I was born in Hong Kong, China in the year 1975. I'm a born Catholic and educated in English and Chinese since kindergarten. I arrived in Auckland in 1993 as an overseas student at Sacred Heart College. A year later, I followed my parents, migrating to New Zealand in investment categories.

I tried to get a degree at AUT and Auckland Uni but never made it. I earned a Diploma of Language and Culture at Auckland Institute of Studies. I was working in a gas station and as a caregiver in 2 healthcare organizations, but had no employment for longer than 1 year.

During my unemployment, I worked with my dad with some freelance interpreting, cleaning, lawn mowing for my dad's property and as a 24-7 sole caregiver to my pregnant wife.

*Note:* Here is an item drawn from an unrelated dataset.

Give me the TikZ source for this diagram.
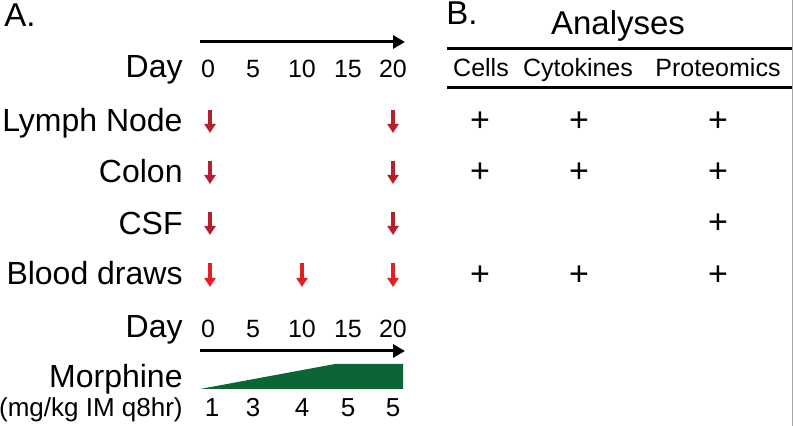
\documentclass[tikz,border=0pt]{standalone}
\usepackage{fontspec}
\setmainfont{Liberation Sans}
\usetikzlibrary{arrows.meta}

\definecolor{sampred}{RGB}{181,32,46}
\definecolor{bloodred}{RGB}{227,30,36}
\definecolor{morphgreen}{RGB}{11,101,53}

\tikzset{
 rowlabel/.style={anchor=base east,inner sep=0pt,font=\fontsize{16}{18}\selectfont},
 daynum/.style={anchor=base,inner sep=0pt,font=\fontsize{12.5}{14}\selectfont},
 dosenum/.style={anchor=base,inner sep=0pt,font=\fontsize{13}{15}\selectfont},
 colhead/.style={anchor=base,inner sep=0pt,font=\fontsize{12.5}{14}\selectfont},
 mark plus/.style={inner sep=0pt,font=\fontsize{17}{19}\selectfont},
 sample/.style={line width=1.7pt,-{Triangle[length=4.5pt,width=5.5pt]}},
 timeline/.style={line width=1.5pt,-{Triangle[length=6pt,width=6.5pt]}},
 tablerule/.style={line width=1.5pt}
}

\begin{document}
\begin{tikzpicture}[x=0.5pt,y=-0.5pt]
 \useasboundingbox (0,0) rectangle (793,426);
 \draw[gray!70,line width=0.5pt] (792,0)--(792,426);
 % panel A
 \node[anchor=base west,inner sep=0pt,font=\fontsize{16.5}{19}\selectfont] (lblA) at (4,27) {A.};
 \coordinate (tl1s) at (200,42); \coordinate (tl1e) at (405,42);
 \draw[timeline] (tl1s)--(tl1e);
 \node[rowlabel] (day1) at (183,78) {Day};
 \foreach \x/\d in {208/0,253/5,302/10,348/15,393/20}
  \node[daynum] (dA\d) at (\x,78) {\d};
 \node[rowlabel] (lymph) at (183,132) {Lymph Node};
 \node[rowlabel] (colon) at (183,183) {Colon};
 \node[rowlabel] (csf) at (183,235) {CSF};
 \node[rowlabel] (blood) at (183,285) {Blood draws};
 % sampling arrows
 \foreach \y/\n in {110/ln,161/co,212/cs}{
  \draw[sample,sampred] (210,\y) coordinate (\n0) -- ++(0,23);
  \draw[sample,sampred] (393,\y) coordinate (\n20) -- ++(0,23);
 }
 \foreach \x/\d in {210/0,302/10,393/20}
  \draw[sample,bloodred] (\x,263) coordinate (bd\d) -- ++(0,24);
 \node[rowlabel] (day2) at (183,338) {Day};
 \foreach \x/\d in {208/0,253/5,302/10,348/15,393/20}
  \node[daynum] (dB\d) at (\x,338) {\d};
 \coordinate (tl2s) at (200,351); \coordinate (tl2e) at (405,351);
 \draw[timeline] (tl2s)--(tl2e);
 \fill[morphgreen] (200,389)--(335,364)--(403,364)--(403,389)--cycle;
 \node[rowlabel] (morph) at (183,388) {Morphine};
 \node[anchor=base east,inner sep=0pt,font=\fontsize{13}{15}\selectfont] (unit) at (183,417) {(mg/kg IM q8hr)};
 \foreach \x/\m [count=\i] in {212/1,253/3,302/4,348/5,393/5}
  \node[dosenum] (dose\i) at (\x,417) {\m};
 % panel B
 \node[anchor=base west,inner sep=0pt,font=\fontsize{16.5}{19}\selectfont] (lblB) at (446,25) {B.};
 \node[anchor=base,inner sep=0pt,font=\fontsize{16.5}{19}\selectfont] (analyses) at (618,35) {Analyses};
 \coordinate (r1s) at (447,49); \coordinate (r1e) at (792,49);
 \coordinate (r2s) at (447,88); \coordinate (r2e) at (792,88);
 \draw[tablerule] (r1s)--(r1e);
 \draw[tablerule] (r2s)--(r2e);
 \node[colhead] (cells) at (481,77) {Cells};
 \node[colhead] (cyto) at (578,77) {Cytokines};
 \node[colhead] (prot) at (718,77) {Proteomics};
 \foreach \y/\n in {122/ln,173/co,276/bd}{
  \node[mark plus] (p\n1) at (480,\y) {+};
  \node[mark plus] (p\n2) at (579,\y) {+};
  \node[mark plus] (p\n3) at (718,\y) {+};
 }
 \node[mark plus] (pcs3) at (718,224) {+};
\end{tikzpicture}
\end{document}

I am also an active volunteer and trustee of a Chinese Mental Health Family Support Group based in the Eastern Suburbs of Auckland. During my 12 year stay in Auckland, I flew back to Hong Kong 6 times, with one trip to Tianjin City, China (a city close to Beijing).

Cherrie Kong | Aug 20th, 2005
That's an interesting article. Maybe we could start helping "new-comer" youth at the grassroots level... that is, helping them make friends with the right crowd so that they feel safe here and thus, can work to achieve their potential. We must not leave the responsibility to the government - we can help too by explaining the differences and making them feel a sense of belonging, a sense of ownership in this new, foreign country.